Paper No. 8-6
Presentation Time: 8:30 AM-5:30 PM
DATING EARLY ARC MAGMATISM IN THE WESTERN NORTH AMERICAN CORDILLERA – A STUDY FROM THE EL PASO MOUNTAINS, CALIFORNIA
The El Paso Mountains, located in the northwestern Mojave Desert, California, preserve late Permian plutons assumed to be the among the oldest recognized in the North American continental arc. Many workers have suggested that the North American continental margin transitioned from a strike-slip to a convergent boundary in Permian time, making plutons of that age important recorders of this critical tectonic transition. Previously acquired multi-grain TIMS ages from western Mojave plutons reveal magmatism occurring in the El Paso Mountain region from ca. 260 – 246 Ma. Those ages, however, are few, and many are discordant, making the timing and duration of early arc magmatism ambiguous. Nine new single-crystal zircon U-Pb ages from the El Paso Mountain region are used to constrain the timing, duration of emplacement, and spatial distribution of early arc magmas. In two cases, plutons dated as part of this study yielded ages that were older than those previously determined by TIMS, indicating that those plutons were more affected by radiogenic Pb loss than previously recognized. Pluton ages range from ca. 275 to 239 Ma, with two age clusters identified: a Late Permian cluster at ca. 259 – 252 Ma, and a Middle Triassic cluster at ca. 244 – 240 Ma. Two older plutons, with crystallization ages of 270 Ma and 274 Ma, are some of the oldest dated bodies in the western Cordilleran arc, though ca. 260 – 270 Ma plutons have been dated in Sonora, Mexico.
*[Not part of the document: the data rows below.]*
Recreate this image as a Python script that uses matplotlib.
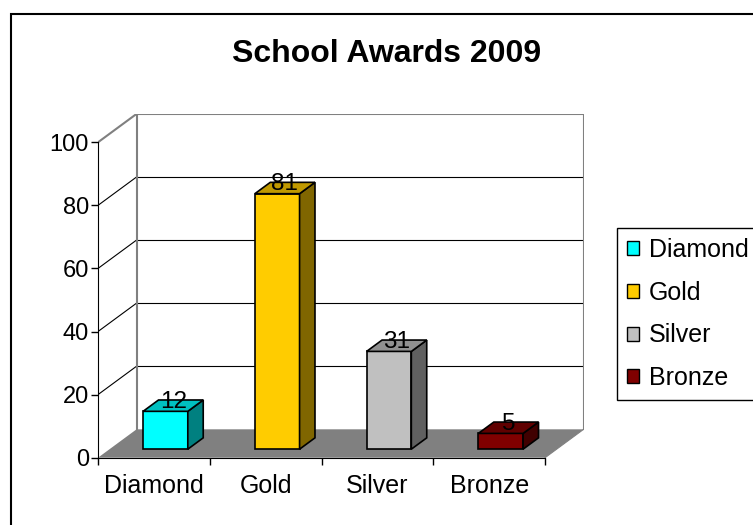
import matplotlib.pyplot as plt
from matplotlib.patches import Polygon, Patch, Rectangle

plt.rcParams['font.family'] = ['Liberation Sans', 'DejaVu Sans']

categories = ['Diamond', 'Gold', 'Silver', 'Bronze']
values = [12, 81, 31, 5]
front_colors = ['#00FFFF', '#FFCC00', '#C0C0C0', '#800000']
side_colors = ['#008080', '#806600', '#606060', '#400000']
top_colors = ['#00C0C0', '#C09900', '#909090', '#600000']
title = 'School Awards 2009'

# oblique 3d offset, in data units
DX = 0.345
DY = 9.0
f0, f1 = 0.3, 0.7      # bar front/back depth fractions
bw = 0.4               # bar width

W, H = 753, 525
fig = plt.figure(figsize=(W / 100, H / 100), dpi=100)
ax = fig.add_axes([98 / W, (H - 457.7) / H, 485.6 / W, 343.8 / H])
ax.set_xlim(0, 4 + DX)
ax.set_ylim(0, 100 + DY)
n = len(categories)

# floor
ax.add_patch(Polygon([(0, 0), (n, 0), (n + DX, DY), (DX, DY)],
                     closed=True, facecolor='#808080', edgecolor='none', zorder=1))
# walls and gridlines
for v in range(20, 101, 20):
    c = '#808080' if v == 100 else 'black'
    lw = 1.5 if v == 100 else 0.8
    ax.plot([DX, n + DX], [v + DY, v + DY], color=c, lw=lw, zorder=1)
    ax.plot([0, DX], [v, v + DY], color=c, lw=lw, zorder=1)
ax.plot([DX, DX], [DY, 100 + DY], color='#808080', lw=1.5, zorder=1)
ax.plot([n + DX, n + DX], [DY, 100 + DY], color='#808080', lw=1.5, zorder=1)
ax.plot([n, n + DX], [0, DY], color='#808080', lw=0.8, zorder=1)

# bars
for i, v in enumerate(values):
    xl = i + 0.5 - bw / 2 + f0 * DX
    xr = xl + bw
    y0 = f0 * DY
    ddx = (f1 - f0) * DX
    ddy = (f1 - f0) * DY
    kw = dict(closed=True, edgecolor='black', lw=1.2, zorder=3)
    ax.add_patch(Polygon([(xl, y0), (xr, y0), (xr, y0 + v), (xl, y0 + v)],
                         facecolor=front_colors[i], **kw))
    ax.add_patch(Polygon([(xr, y0), (xr + ddx, y0 + ddy), (xr + ddx, y0 + ddy + v), (xr, y0 + v)],
                         facecolor=side_colors[i], **kw))
    ax.add_patch(Polygon([(xl, y0 + v), (xr, y0 + v), (xr + ddx, y0 + ddy + v), (xl + ddx, y0 + ddy + v)],
                         facecolor=top_colors[i], **kw))
    ax.text(i + 0.5 + 0.5 * DX, v + 0.42 * DY, str(v), ha='center', va='baseline',
            fontsize=17.5, zorder=4)

# axes spines / ticks
for s in ['top', 'right']:
    ax.spines[s].set_visible(False)
ax.spines['left'].set_bounds(0, 100)
ax.spines['bottom'].set_bounds(0, n)
ax.spines['left'].set_zorder(2)
ax.spines['bottom'].set_zorder(2)
ax.set_yticks(range(0, 101, 20))
ax.tick_params(axis='y', length=5, width=1, pad=1.5, labelsize=17)
ax.set_xticks(range(n + 1))
ax.set_xticklabels([])
ax.set_xticks([i + 0.5 for i in range(n)], minor=True)
ax.set_xticklabels(categories, minor=True)
ax.tick_params(axis='x', which='major', length=5, width=1)
ax.tick_params(axis='x', which='minor', length=0, pad=12, labelsize=18)
ax.patch.set_visible(False)

fig.text(387 / W, 1 - 54 / H, title, ha='center', va='center',
         fontsize=23, fontweight='bold')

handles = [Patch(facecolor=c, edgecolor='black', lw=1) for c in front_colors]
leg = fig.legend(handles, categories, loc='upper left',
                 bbox_to_anchor=(617 / W, 1 - 228 / H), fontsize=18,
                 frameon=True, fancybox=False, edgecolor='black', framealpha=1,
                 handlelength=0.48, handleheight=0.48, handletextpad=0.4,
                 labelspacing=0.75, borderpad=0.4, borderaxespad=0)
leg.get_frame().set_linewidth(1)

# outer chart border (runs off the right and bottom edges)
fig.patches.append(Rectangle((10.5 / W, -0.05), 1.2, 1 - 13.5 / H + 0.05,
                             transform=fig.transFigure, fill=False,
                             edgecolor='black', lw=1.5))

fig.savefig('out.png', dpi=100)
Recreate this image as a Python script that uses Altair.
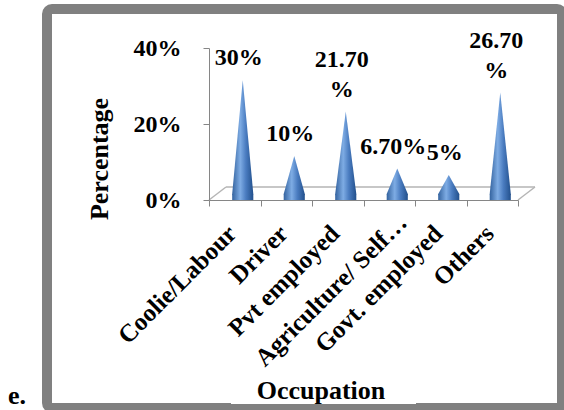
import altair as alt
import pandas as pd

# ---- data ----
categories = ["Coolie/Labour", "Driver", "Pvt employed", "Agriculture/ Self…", "Govt. employed", "Others"]
values = [30, 10, 21.7, 6.7, 5, 26.7]
value_labels = ["30%", "10%", "21.70\n%", "6.70%", "5%", "26.70\n%"]
y_ticks = [0, 20, 40]
x_title = "Occupation"
y_title = "Percentage"
panel_tag = "e."

# ---- layout ----
W, H = 309, 152
PAD = {"left": 209, "top": 48, "right": 46, "bottom": 210}
HALF = 0.205  # cone half width in category units
N = len(categories)
FONT = "Liberation Serif"
DEPTH_X, DEPTH_Y = 8, -6
LINE_H = 30
SHIFTED = categories.index("Agriculture/ Self…")  # label drawn raised, as in the source

cone_rows = []
for i, (c, v) in enumerate(zip(categories, values)):
    for k, (dx, yy) in enumerate([(-HALF, 0), (0, v), (HALF, 0)]):
        cone_rows.append({"cat": c, "pos": i + 0.5 + dx, "val": yy, "k": k})
cones_df = pd.DataFrame(cone_rows)
labels_df = pd.DataFrame({
    "cat": categories,
    "pos": [i + 0.5 for i in range(N)],
    "val": values,
    "lab": value_labels,
    "nlines": [len(s.split("\n")) for s in value_labels],
})
edge_df = pd.DataFrame({"x": [0, N], "y": [0, 0]})
back_df = pd.DataFrame({"x0": [0], "x1": [N], "y": [0]})
one = pd.DataFrame({"a": [0]})

names_js = "[" + ",".join("'" + c + "'" for c in categories) + "]"

xscale = alt.Scale(domain=[0, N], nice=False, zero=False)
yscale = alt.Scale(domain=[0, 40], nice=False)

grad = alt.Gradient(
    gradient="linear", x1=0, x2=1, y1=0, y2=0,
    stops=[
        alt.GradientStop(color="#34639f", offset=0),
        alt.GradientStop(color="#7eace4", offset=0.38),
        alt.GradientStop(color="#4a7cc0", offset=0.65),
        alt.GradientStop(color="#22508c", offset=1),
    ],
)

frame = alt.Chart(one).mark_rect(
    filled=False, stroke="#808080", strokeWidth=10, cornerRadius=5
).encode(
    x=alt.value(-162), x2=alt.value(353), y=alt.value(-39), y2=alt.value(360)
)

title_box = alt.Chart(one).mark_rect(
    fill="white", strokeWidth=0
).encode(
    x=alt.value(22), x2=alt.value(207), y=alt.value(330), y2=alt.value(356)
)

half_band = W / N / 2 - 3
cones = alt.Chart(cones_df).mark_area(
    fill=grad, xOffset=DEPTH_X, yOffset=DEPTH_Y, line=False, opacity=1
).encode(
    x=alt.X("pos:Q", scale=xscale, axis=alt.Axis(
        values=list(range(N + 1)),
        labelExpr=names_js + "[datum.value] || ''",
        labelOffset={"condition": {"test": f"datum.value == {SHIFTED}", "value": half_band + 16},
                     "value": half_band},
        labelPadding={"condition": {"test": f"datum.value == {SHIFTED}", "value": 12},
                      "value": 23},
        labelAngle=315, labelAlign="right", labelBaseline="middle",
        labelFlush=False, labelOverlap=False, labelLimit=0,
        labelFont=FONT, labelFontSize=25, labelFontWeight="bold", labelColor="black",
        tickSize=6, tickColor="#868686", domainColor="#868686", grid=False,
        title=None, zindex=1,
    )),
    y=alt.Y("val:Q", scale=yscale, stack=None, axis=alt.Axis(
        values=y_ticks, labelExpr="datum.value + '%'",
        labelFont=FONT, labelFontSize=24, labelFontWeight="bold", labelColor="black",
        labelPadding=22, tickSize=6, tickColor="#868686", domainColor="#868686",
        grid=False, title=None, zindex=1,
    )),
    detail="cat:N",
)

bases = alt.Chart(labels_df).mark_point(
    shape="M-1,0 A1,0.4 0 0,0 1,0 Z", filled=True, size=441, fill=grad,
    opacity=1, strokeWidth=0, xOffset=DEPTH_X, yOffset=DEPTH_Y,
).encode(x=alt.X("pos:Q", scale=xscale), y=alt.datum(0))

back_edge = alt.Chart(back_df).mark_rule(
    color="#b5b5b5", strokeWidth=1.5, xOffset=17, x2Offset=17, yOffset=-13
).encode(x=alt.X("x0:Q", scale=xscale), x2="x1:Q", y=alt.Y("y:Q", scale=yscale))

diag = alt.Chart(edge_df).mark_rule(
    color="#b5b5b5", strokeWidth=1.5, x2Offset=17, y2Offset=-13
).encode(x=alt.X("x:Q", scale=xscale), x2="x:Q", y=alt.Y("y:Q", scale=yscale), y2="y:Q")


def value_text(nl):
    return alt.Chart(labels_df).transform_filter(
        alt.datum.nlines == nl
    ).mark_text(
        font=FONT, fontSize=24, fontWeight="bold", color="black",
        baseline="bottom", align="center", lineBreak="\n", lineHeight=LINE_H,
        dx=4, dy=-16 - (nl - 1) * LINE_H,
    ).encode(x=alt.X("pos:Q", scale=xscale), y=alt.Y("val:Q", scale=yscale), text="lab:N")


texts = [value_text(n) for n in sorted(set(labels_df["nlines"]))]

ytitle = alt.Chart(one).mark_text(
    font=FONT, fontSize=26, fontWeight="bold", color="black",
    angle=270, align="center", baseline="middle", text=y_title,
).encode(x=alt.value(-109), y=alt.value(111))

xtitle = alt.Chart(one).mark_text(
    font=FONT, fontSize=26, fontWeight="bold", color="black",
    align="center", baseline="alphabetic", text=x_title,
).encode(x=alt.value(112), y=alt.value(351))

tag = alt.Chart(one).mark_text(
    font=FONT, fontSize=26, fontWeight="bold", color="black",
    align="left", baseline="alphabetic", text=panel_tag,
).encode(x=alt.value(-201), y=alt.value(356))

chart = alt.layer(
    frame, title_box, back_edge, diag, cones, bases, *texts, ytitle, xtitle, tag
).properties(
    width=W, height=H, padding=PAD,
    autosize=alt.AutoSizeParams(type="none"),
    background="white",
).configure_view(stroke=None)

chart.save("out.html", embed_options={"renderer": "svg", "actions": False})
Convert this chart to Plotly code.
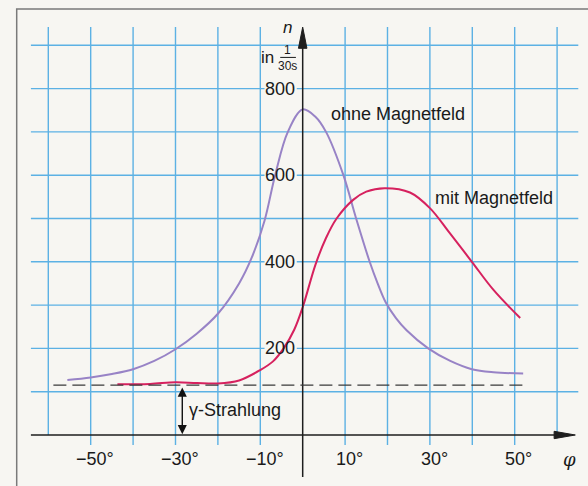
import plotly.graph_objects as go

# ---- data ----
phi_ohne = [-55.5, -50, -45, -40, -35, -30, -25, -20, -15, -12, -9, -6.5, -3.5, 0, 3,
            5.5, 9.6, 12.6, 15.8, 17.6, 19.6, 22, 24.5, 29.6, 34.8, 39.9, 45, 52]
n_ohne = [127, 133, 141, 152, 171, 198, 234, 280, 350, 410, 495, 600, 700, 752, 735,
          700, 600, 500, 400, 352, 306, 270, 242, 200, 171, 152, 145, 142]

phi_mit = [-43.7, -36, -30, -25, -20, -15, -10, -7, -4.5, -2, 0, 3, 5.5, 8, 11.9, 15, 19.3,
           25.3, 30, 34.7, 39.9, 45, 51.3]
n_mit = [117, 118, 122, 120, 119, 126, 150, 170, 200, 243, 295, 393, 455, 500, 543, 562, 570,
         560, 524, 466, 400, 335, 270]

gamma_level = 115
gamma_phi_range = [-58.8, 52.8]
gamma_arrow_phi = -28.4

x_ticks = [-50, -30, -10, 10, 30, 50]
x_tick_labels = ["−50°", "−30°", "−10°", "10°", "30°", "50°"]
y_ticks = [200, 400, 600, 800]
y_tick_labels = ["200", "400", "600", "800"]
grid_x = [-60, -50, -40, -30, -20, -10, 10, 20, 30, 40, 50, 60]
grid_y = [100, 200, 300, 400, 500, 600, 700, 800, 900]

label_ohne = "ohne Magnetfeld"
label_mit = "mit Magnetfeld"
label_gamma = "γ-Strahlung"

# ---- styling ----
BG = "#f7f6f2"
GRID = "#5cb1e4"
PURPLE = "#9883c6"
RED = "#d6215e"
AXIS = "#1e1e1e"
TXT = "#1a1a1a"
FONT = "Liberation Sans, Arial, sans-serif"

X_RANGE = [-71.39, 67.29]
Y_RANGE = [-117.8, 1004.6]

fig = go.Figure()

shapes = []
# frame of the figure box (paper coords)
shapes.append(dict(type="path", xref="paper", yref="paper",
                   path="M 0.0284,0 L 0.0284,0.9815 L 1.0,0.9815",
                   line=dict(color="#7a7a7a", width=1.5)))
# vertical grid lines
for gx in grid_x:
    bottom = 0 if abs(gx) == 60 else -23
    shapes.append(dict(type="line", xref="x", yref="y", x0=gx, x1=gx, y0=bottom, y1=942,
                       line=dict(color=GRID, width=1.4), layer="below"))
# horizontal grid lines
for gy in grid_y:
    shapes.append(dict(type="line", xref="x", yref="y", x0=-64.1, x1=65.0, y0=gy, y1=gy,
                       line=dict(color=GRID, width=1.4), layer="below"))
# blank patches behind the y tick labels (below the curves)
for yv in y_ticks:
    shapes.append(dict(type="rect", xref="x", yref="y", x0=-9.0, x1=-1.4, y0=yv - 17, y1=yv + 17,
                       fillcolor=BG, line=dict(width=0), layer="below"))
# axes
shapes.append(dict(type="line", xref="x", yref="y", x0=-64.1, x1=60, y0=0, y1=0,
                   line=dict(color=AXIS, width=1.5)))
shapes.append(dict(type="line", xref="x", yref="y", x0=0, x1=0, y0=-97, y1=900,
                   line=dict(color=AXIS, width=1.5)))
# arrowheads
shapes.append(dict(type="path", xref="x", yref="y",
                   path="M 64.3,0 L 59.3,8.5 L 59.3,-8.5 Z",
                   fillcolor=AXIS, line=dict(color=AXIS, width=1)))
shapes.append(dict(type="path", xref="x", yref="y",
                   path="M 0,942 L -1.0,893 L 1.0,893 Z",
                   fillcolor=AXIS, line=dict(color=AXIS, width=1)))
# gamma baseline (dashed)
shapes.append(dict(type="line", xref="x", yref="y", x0=gamma_phi_range[0], x1=gamma_phi_range[1],
                   y0=gamma_level, y1=gamma_level,
                   line=dict(color="#3a3a3a", width=1.3, dash="13px,6px")))

fig.add_trace(go.Scatter(x=phi_ohne, y=n_ohne, mode="lines",
                         line=dict(color=PURPLE, width=2, shape="spline", smoothing=1.0),
                         hoverinfo="skip", showlegend=False))
fig.add_trace(go.Scatter(x=phi_mit, y=n_mit, mode="lines",
                         line=dict(color=RED, width=2, shape="spline", smoothing=1.0),
                         hoverinfo="skip", showlegend=False))

ann = []
for xv, t in zip(x_ticks, x_tick_labels):
    ann.append(dict(x=xv + 1.0, y=-56, xref="x", yref="y", text=t, showarrow=False,
                    xanchor="center", yanchor="middle", font=dict(family=FONT, size=18, color=TXT)))
for yv, t in zip(y_ticks, y_tick_labels):
    ann.append(dict(x=-1.4, y=yv, xref="x", yref="y", text=t, showarrow=False,
                    xanchor="right", yanchor="middle",
                    font=dict(family=FONT, size=18, color=TXT)))
# axis titles
ann.append(dict(x=63.0, y=-56, xref="x", yref="y", text="<i>φ</i>", showarrow=False,
                xanchor="center", yanchor="middle",
                font=dict(family="DejaVu Serif, serif", size=18, color=TXT)))
ann.append(dict(x=-3.7, y=940, xref="x", yref="y", text="<i>n</i>", showarrow=False,
                xanchor="center", yanchor="middle", font=dict(family=FONT, size=17, color=TXT)))
ann.append(dict(x=-6.3, y=872, xref="x", yref="y", text="in", showarrow=False,
                xanchor="right", yanchor="middle", font=dict(family=FONT, size=17, color=TXT)))
ann.append(dict(x=-3.6, y=889, xref="x", yref="y", text="1", showarrow=False,
                xanchor="center", yanchor="middle", font=dict(family=FONT, size=12, color=TXT)))
ann.append(dict(x=-3.6, y=853, xref="x", yref="y", text="30s", showarrow=False,
                xanchor="center", yanchor="middle", font=dict(family=FONT, size=12, color=TXT)))
shapes.append(dict(type="line", xref="x", yref="y", x0=-5.3, x1=-1.6, y0=872, y1=872,
                   line=dict(color=TXT, width=1)))
# curve labels
ann.append(dict(x=6.2, y=741, xref="x", yref="y", text=label_ohne, showarrow=False,
                xanchor="left", yanchor="middle", font=dict(family=FONT, size=18, color=TXT)))
ann.append(dict(x=30.7, y=547, xref="x", yref="y", text=label_mit, showarrow=False,
                xanchor="left", yanchor="middle", font=dict(family=FONT, size=18, color=TXT)))
# gamma double arrow + label
ann.append(dict(x=gamma_arrow_phi, y=2, ax=gamma_arrow_phi, ay=gamma_level - 2,
                xref="x", yref="y", axref="x", ayref="y", text="", showarrow=True,
                arrowhead=2, startarrowhead=2, arrowside="end+start", arrowsize=1.3,
                arrowwidth=1.4, arrowcolor="#111"))
ann.append(dict(x=-27.4, y=58, xref="x", yref="y", text=label_gamma, showarrow=False,
                xanchor="left", yanchor="middle", font=dict(family=FONT, size=18, color=TXT)))

fig.update_layout(
    width=588, height=486,
    margin=dict(l=0, r=0, t=0, b=0),
    paper_bgcolor=BG, plot_bgcolor=BG,
    xaxis=dict(range=X_RANGE, visible=False, fixedrange=True),
    yaxis=dict(range=Y_RANGE, visible=False, fixedrange=True),
    shapes=shapes, annotations=ann,
    showlegend=False,
)

fig.write_html("out.html", config={"displayModeBar": False},
               post_script="document.body.style.margin='0';document.body.style.overflow='hidden';")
Plutons yielding ages that overlap, but are slightly younger than those presented here, have been documented in the Transverse Ranges, southern California, suggesting spatially irregular patterns of early arc magmatism, which may have nucleated simultaneously in the northern Mojave and Sonora, Mexico, and then migrated to the south and north, respectively.